I am sure that the Labor Party would be aware that in Queensland there are dozens if not hundreds of leaseholders who have had term leases for generations. They have reapplied for them over and over again. However, the Labor Party put some blocks in the road when it came up with the land management agreements that it enforced on some of our leaseholders. They required those land management agreements to be put in place every time a lease was rolled over or a new lease was entered into. It was a very strenuous process for people who, after all, usually know what is best for their land. They are the ones who are out there on a day-to-day basis taking care of the land. They know how to treat their land. They know how to take care of it. They do not need a government teaching them how to take care of their land. Obviously, there needs to be some supervision in case anything goes wrong or anything untoward takes place, which is what the government is there for. Even after we take away the requirement for a land management agreement at the rolling over of the lease, if anything does go wrong the minister still has the power to require the leaseholder to provide a new land management agreement. The requirement is still there. If anybody wants to complain about how somebody is taking care of their land, they need only to pick up the phone and call the minister’s department, to ask for an investigation. In such a case, the minister may require a new land management agreement to be enacted. That power is still there. We have not taken that away.

We have made it easier for people to roll over their leases and I think that is a good thing. While not many people may be watching this on TV tonight, I am sure many will read about it in the paper tomorrow. They will be very happy with what the minister has done. They will be very excited that they are in a position now to go to the bank and say, ‘You know what? I have security on my land.’


Mr Bennett: How sensible is that?

Mr HART: I take that interjection from the member for Burnett: how sensible is that? They will have security on their land. They will be able to go to the bank and say, ‘I’m probably going to be here for quite a while now. You can look at this legislation and see that the availability is there for me to roll over this lease when the lease expires in nearly 20 years.

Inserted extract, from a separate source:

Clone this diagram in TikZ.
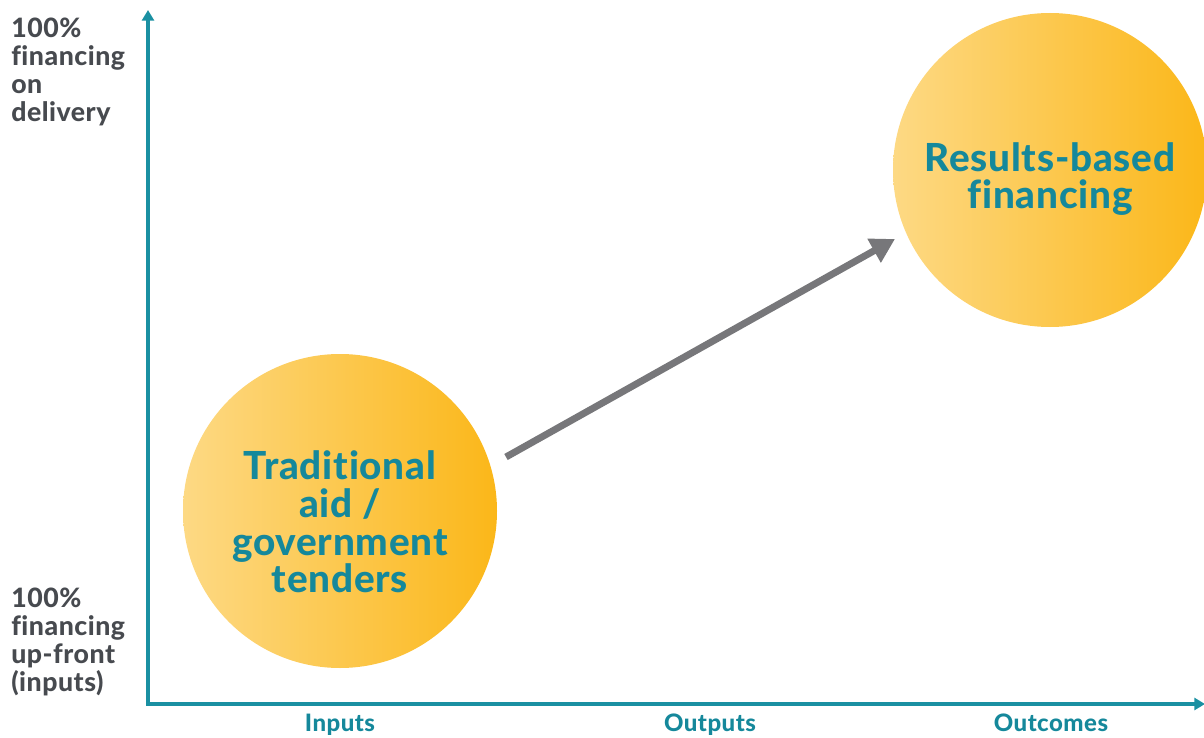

I can roll it over again for another 30 years, or whatever the original term of the lease is. Maybe you can lend me some money based on that, so that I can improve the pastures and the way I take care of my land’.

This is good legislation. There are a whole lot of good provisions in this legislation. There is the red-tape reduction provision with respect to the direct conversion of leasehold land into freehold land. There is the provision related to removing the duplication of laws to forgive rent. There is the provision related to the amalgamation of adjoining term of perpetual leases into a single perpetual lease. There is the provision related to the removing of restrictions on the transferring of land and other subdivisions.

The other thing I wanted to touch on is freehold price setting to convert leasehold land to freehold land if that is possible. There are native title considerations in doing that. We are fully aware of those. The government has put some processes and price setting modules in the regulations that the minister has put to us tonight. It is clear and out there for people to see. I do not think it can be any clearer than that.

I commend the minister for the job that he has done and the committee for the report that it produced. The government has done a fantastic job in picking out some of those recommendations and enacting them in this legislation. I commend the minister for the job that he has done.